Adam Vitcavage and the Boy Who Lived

Here’s a secret I don’t tell many people: I hated Harry Potter at first. Or, I should say, I didn’t understand why Harry Potter was as good as it was.

I first became cognizant of the Boy Who Lives in a computer class at the beginning of 6th grade in 2000. A girl had a giant green book with a bespectacled boy staring up at me. Dumb. I liked Chronicles of Narnia enough as a kid, but by that point had already moved on from fantasy. I read Homer Hickam’s autobiography, Hardy Boys, sports novels, but never fantasy.

In 7th grade, just after the terrorist attacks on September 11, my reading teacher recommended I read something “not so serious” and handed me Sorceror’s Stone. We had to read books for pleasure and take quizzes on them for points (Accelerated Reader, anyone?) and the first Harry Potter was a lot of points.

I failed the quiz. I had only skimmed the thrilling tale because I just wasn’t in the mood for that type of story.

So, I missed out on the magic of JK Rowling’s world for years.

I remember Cousin Chris saying he saw the first film and that it was “just okay.” Later, my older sister made me watch the first two. I didn’t really get the magic. She took me to see Prisoner of Azkaban at the end of my freshman year of college.

And. I. Loved. It.

Okay, okay. I loved it because I had a crush on Emma Watson. The story – to me at the time – was thrilling, but my hormones found Hermione more enticing.

So, yeah. Typical, dumb boy became obsessed with a book series because of a girl. In this case, the prettiest celebrity my age (she still is) and not a girl in my class.

The summer before my sophomore year of high school was spent going to the library to read the series. I devoured the five books I had missed. I didn’t live through the anticipation for the majority of the series. I missed the agony of Sirius Black’s demise. I went back through Rowling’s old click and point site. Read old rumors on Mugglenet. I discovered via some sort of quiz I was a Ravenclaw. At one point I was even part of an online message board RP where I played a character who made the house Quidditch team as a beater. I’m not ashamed to admit that.

I was obsessed. My parents eventually bought me hardbacks of all of the books that were out at the time. Then I pre-ordered Half-Blood Prince and read it in a day. I went to midnight releases of the films (GoF with my sister and her friends, OotP and HBP with a girlfriend and her siblings, DH 1 and 2 with college friends).

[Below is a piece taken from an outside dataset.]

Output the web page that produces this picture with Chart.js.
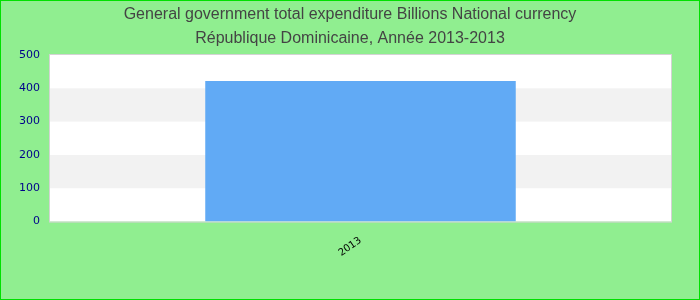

When the book series ended, I read the book next to my girlfriend. I was entering my senior year of high school and we laid next to each other reading at our own pace, silently. We’d take breaks at certain chapters to discuss. It was the most sensual thing in the world.

Throughout the years, I fell deeper and deeper in love with the wizard. A girlfriend in college got me the British publication versions of some of the books for my birthday after I mentioned how I wanted them once in passing. I now have numerous versions of the series and they’re proudly on display.

I’m 28 now and don’t have kids yet so I haven’t introduced the magic to offspring yet. I did, however, marathon the films with my mom, who had never read or watched anything Harry Potter related. She’s in her late-fifties and loved them. She cried when Dobby died.

JK Rowling continues to tinker with the Wizarding World she created two decades ago. There are a lot of hits and a few misses, but I love them all in the same. I hope she continues to expand the lore. I hope I never forget the magic that touched me throughout my life.

When people ask me what my biggest regret in life is, it’s not any drunk decision, or how I treated a girlfriend. It’s missing out on being friends with the Boy Who Lived for so many years. But we’re best friends now. All is well.